__Your task__: Give the listing again exactly, omitting its images.

__Material__:
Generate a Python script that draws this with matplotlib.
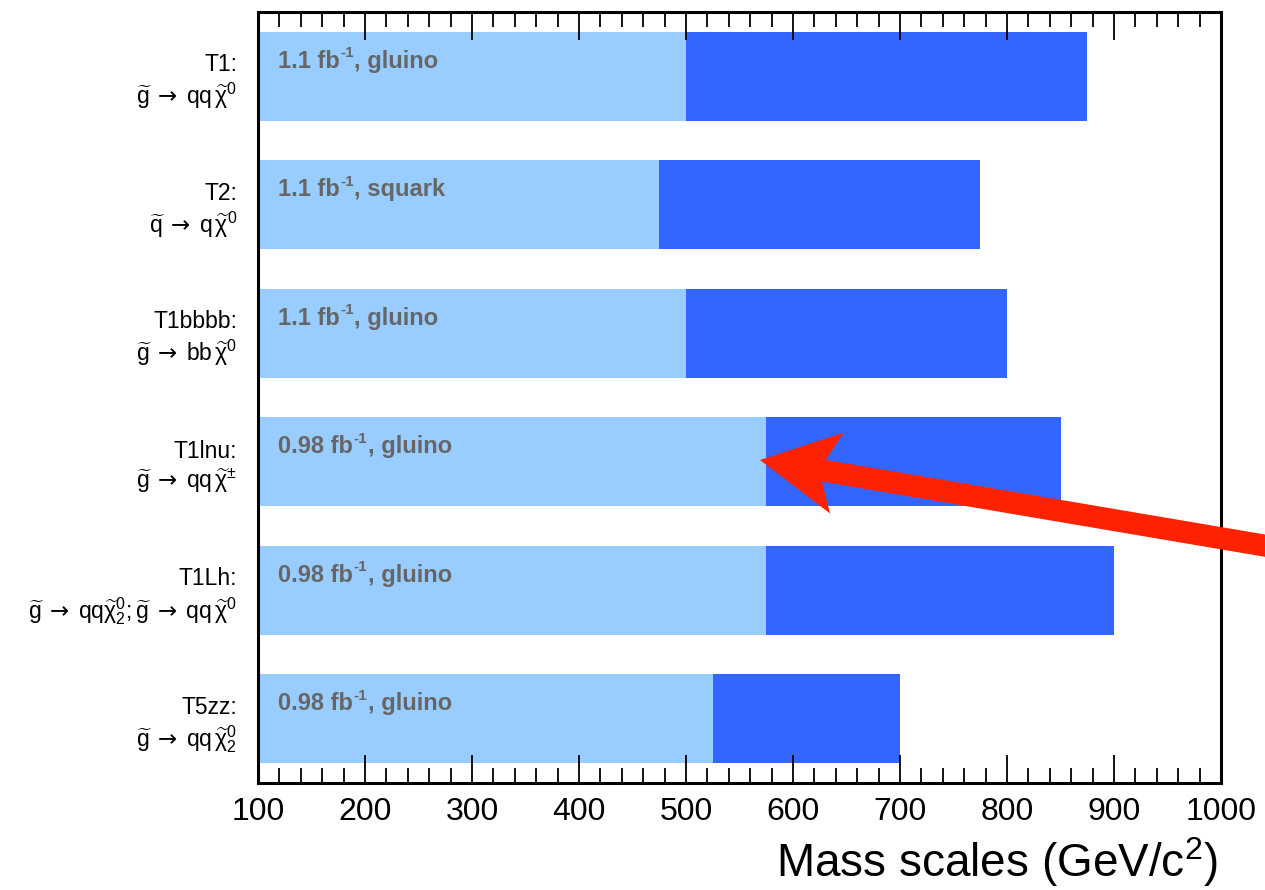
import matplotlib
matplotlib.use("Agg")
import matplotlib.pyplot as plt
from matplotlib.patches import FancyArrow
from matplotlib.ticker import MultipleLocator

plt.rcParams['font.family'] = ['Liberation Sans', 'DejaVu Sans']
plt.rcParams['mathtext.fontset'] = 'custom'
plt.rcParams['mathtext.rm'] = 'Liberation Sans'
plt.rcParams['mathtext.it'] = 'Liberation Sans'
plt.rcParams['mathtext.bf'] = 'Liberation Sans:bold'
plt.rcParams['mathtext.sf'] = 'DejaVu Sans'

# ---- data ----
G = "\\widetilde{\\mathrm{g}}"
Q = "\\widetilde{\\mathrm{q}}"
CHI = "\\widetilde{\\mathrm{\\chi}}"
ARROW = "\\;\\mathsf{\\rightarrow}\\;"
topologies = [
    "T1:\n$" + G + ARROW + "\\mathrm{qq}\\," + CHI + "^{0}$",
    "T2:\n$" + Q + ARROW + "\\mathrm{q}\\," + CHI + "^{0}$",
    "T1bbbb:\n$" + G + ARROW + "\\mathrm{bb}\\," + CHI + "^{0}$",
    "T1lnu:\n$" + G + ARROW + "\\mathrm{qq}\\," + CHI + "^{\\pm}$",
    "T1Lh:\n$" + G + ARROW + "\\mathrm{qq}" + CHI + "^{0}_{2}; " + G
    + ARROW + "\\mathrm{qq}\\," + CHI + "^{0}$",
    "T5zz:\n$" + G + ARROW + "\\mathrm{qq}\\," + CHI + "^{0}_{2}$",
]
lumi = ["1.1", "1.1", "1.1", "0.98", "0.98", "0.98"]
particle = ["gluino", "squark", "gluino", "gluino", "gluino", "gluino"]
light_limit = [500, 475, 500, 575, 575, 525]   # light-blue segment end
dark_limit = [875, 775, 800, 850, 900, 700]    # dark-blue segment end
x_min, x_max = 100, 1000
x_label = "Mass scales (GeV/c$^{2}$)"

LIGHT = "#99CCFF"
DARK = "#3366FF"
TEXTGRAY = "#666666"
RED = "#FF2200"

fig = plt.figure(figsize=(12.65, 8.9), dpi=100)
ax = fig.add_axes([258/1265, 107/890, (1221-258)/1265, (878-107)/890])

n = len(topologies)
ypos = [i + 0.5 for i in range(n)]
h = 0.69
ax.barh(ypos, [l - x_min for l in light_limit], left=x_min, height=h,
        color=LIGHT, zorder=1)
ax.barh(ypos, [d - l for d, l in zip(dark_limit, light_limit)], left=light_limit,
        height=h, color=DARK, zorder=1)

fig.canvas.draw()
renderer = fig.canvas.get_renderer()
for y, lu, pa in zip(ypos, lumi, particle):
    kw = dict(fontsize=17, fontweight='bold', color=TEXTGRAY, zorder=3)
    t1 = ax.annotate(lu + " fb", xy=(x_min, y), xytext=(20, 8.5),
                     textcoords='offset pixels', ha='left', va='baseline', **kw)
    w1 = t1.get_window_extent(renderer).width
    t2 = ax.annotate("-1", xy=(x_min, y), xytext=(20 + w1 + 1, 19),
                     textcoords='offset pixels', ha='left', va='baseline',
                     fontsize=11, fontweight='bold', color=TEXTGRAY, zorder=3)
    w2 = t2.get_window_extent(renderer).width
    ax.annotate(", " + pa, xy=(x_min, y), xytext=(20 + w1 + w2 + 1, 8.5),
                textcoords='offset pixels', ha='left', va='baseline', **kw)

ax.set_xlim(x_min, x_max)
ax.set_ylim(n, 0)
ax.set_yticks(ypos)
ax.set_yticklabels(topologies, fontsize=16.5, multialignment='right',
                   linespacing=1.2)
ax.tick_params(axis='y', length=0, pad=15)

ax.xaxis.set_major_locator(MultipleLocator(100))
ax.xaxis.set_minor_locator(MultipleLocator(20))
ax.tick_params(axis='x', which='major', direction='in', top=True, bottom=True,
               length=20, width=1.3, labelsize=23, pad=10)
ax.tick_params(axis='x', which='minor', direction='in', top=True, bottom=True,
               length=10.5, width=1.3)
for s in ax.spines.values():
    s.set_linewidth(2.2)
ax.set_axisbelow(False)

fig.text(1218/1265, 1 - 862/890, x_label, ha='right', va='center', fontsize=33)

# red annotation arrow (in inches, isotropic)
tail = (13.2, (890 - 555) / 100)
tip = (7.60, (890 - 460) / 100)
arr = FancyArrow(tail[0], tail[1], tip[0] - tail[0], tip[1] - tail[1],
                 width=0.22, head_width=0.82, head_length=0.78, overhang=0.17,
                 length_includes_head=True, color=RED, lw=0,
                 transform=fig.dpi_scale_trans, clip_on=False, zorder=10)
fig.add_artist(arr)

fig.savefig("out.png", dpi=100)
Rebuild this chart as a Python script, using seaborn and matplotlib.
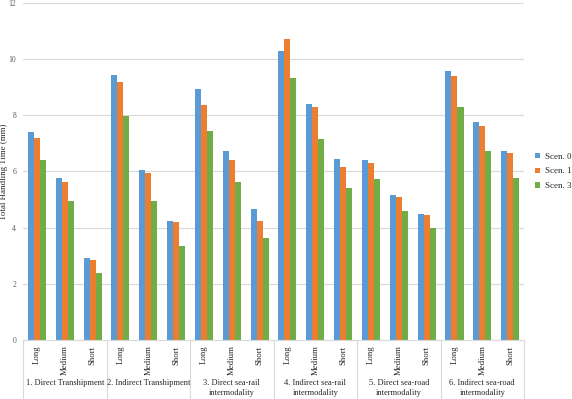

__Correct answer__:
Generate a Python script that draws this with matplotlib.
import matplotlib
matplotlib.use("Agg")
import matplotlib.pyplot as plt
from matplotlib.patches import FancyArrow
from matplotlib.ticker import MultipleLocator

plt.rcParams['font.family'] = ['Liberation Sans', 'DejaVu Sans']
plt.rcParams['mathtext.fontset'] = 'custom'
plt.rcParams['mathtext.rm'] = 'Liberation Sans'
plt.rcParams['mathtext.it'] = 'Liberation Sans'
plt.rcParams['mathtext.bf'] = 'Liberation Sans:bold'
plt.rcParams['mathtext.sf'] = 'DejaVu Sans'

# ---- data ----
G = "\\widetilde{\\mathrm{g}}"
Q = "\\widetilde{\\mathrm{q}}"
CHI = "\\widetilde{\\mathrm{\\chi}}"
ARROW = "\\;\\mathsf{\\rightarrow}\\;"
topologies = [
    "T1:\n$" + G + ARROW + "\\mathrm{qq}\\," + CHI + "^{0}$",
    "T2:\n$" + Q + ARROW + "\\mathrm{q}\\," + CHI + "^{0}$",
    "T1bbbb:\n$" + G + ARROW + "\\mathrm{bb}\\," + CHI + "^{0}$",
    "T1lnu:\n$" + G + ARROW + "\\mathrm{qq}\\," + CHI + "^{\\pm}$",
    "T1Lh:\n$" + G + ARROW + "\\mathrm{qq}" + CHI + "^{0}_{2}; " + G
    + ARROW + "\\mathrm{qq}\\," + CHI + "^{0}$",
    "T5zz:\n$" + G + ARROW + "\\mathrm{qq}\\," + CHI + "^{0}_{2}$",
]
lumi = ["1.1", "1.1", "1.1", "0.98", "0.98", "0.98"]
particle = ["gluino", "squark", "gluino", "gluino", "gluino", "gluino"]
light_limit = [500, 475, 500, 575, 575, 525]   # light-blue segment end
dark_limit = [875, 775, 800, 850, 900, 700]    # dark-blue segment end
x_min, x_max = 100, 1000
x_label = "Mass scales (GeV/c$^{2}$)"

LIGHT = "#99CCFF"
DARK = "#3366FF"
TEXTGRAY = "#666666"
RED = "#FF2200"

fig = plt.figure(figsize=(12.65, 8.9), dpi=100)
ax = fig.add_axes([258/1265, 107/890, (1221-258)/1265, (878-107)/890])

n = len(topologies)
ypos = [i + 0.5 for i in range(n)]
h = 0.69
ax.barh(ypos, [l - x_min for l in light_limit], left=x_min, height=h,
        color=LIGHT, zorder=1)
ax.barh(ypos, [d - l for d, l in zip(dark_limit, light_limit)], left=light_limit,
        height=h, color=DARK, zorder=1)

fig.canvas.draw()
renderer = fig.canvas.get_renderer()
for y, lu, pa in zip(ypos, lumi, particle):
    kw = dict(fontsize=17, fontweight='bold', color=TEXTGRAY, zorder=3)
    t1 = ax.annotate(lu + " fb", xy=(x_min, y), xytext=(20, 8.5),
                     textcoords='offset pixels', ha='left', va='baseline', **kw)
    w1 = t1.get_window_extent(renderer).width
    t2 = ax.annotate("-1", xy=(x_min, y), xytext=(20 + w1 + 1, 19),
                     textcoords='offset pixels', ha='left', va='baseline',
                     fontsize=11, fontweight='bold', color=TEXTGRAY, zorder=3)
    w2 = t2.get_window_extent(renderer).width
    ax.annotate(", " + pa, xy=(x_min, y), xytext=(20 + w1 + w2 + 1, 8.5),
                textcoords='offset pixels', ha='left', va='baseline', **kw)

ax.set_xlim(x_min, x_max)
ax.set_ylim(n, 0)
ax.set_yticks(ypos)
ax.set_yticklabels(topologies, fontsize=16.5, multialignment='right',
                   linespacing=1.2)
ax.tick_params(axis='y', length=0, pad=15)

ax.xaxis.set_major_locator(MultipleLocator(100))
ax.xaxis.set_minor_locator(MultipleLocator(20))
ax.tick_params(axis='x', which='major', direction='in', top=True, bottom=True,
               length=20, width=1.3, labelsize=23, pad=10)
ax.tick_params(axis='x', which='minor', direction='in', top=True, bottom=True,
               length=10.5, width=1.3)
for s in ax.spines.values():
    s.set_linewidth(2.2)
ax.set_axisbelow(False)

fig.text(1218/1265, 1 - 862/890, x_label, ha='right', va='center', fontsize=33)

# red annotation arrow (in inches, isotropic)
tail = (13.2, (890 - 555) / 100)
tip = (7.60, (890 - 460) / 100)
arr = FancyArrow(tail[0], tail[1], tip[0] - tail[0], tip[1] - tail[1],
                 width=0.22, head_width=0.82, head_length=0.78, overhang=0.17,
                 length_includes_head=True, color=RED, lw=0,
                 transform=fig.dpi_scale_trans, clip_on=False, zorder=10)
fig.add_artist(arr)

fig.savefig("out.png", dpi=100)
Rebuild this chart as a Python script, using seaborn and matplotlib.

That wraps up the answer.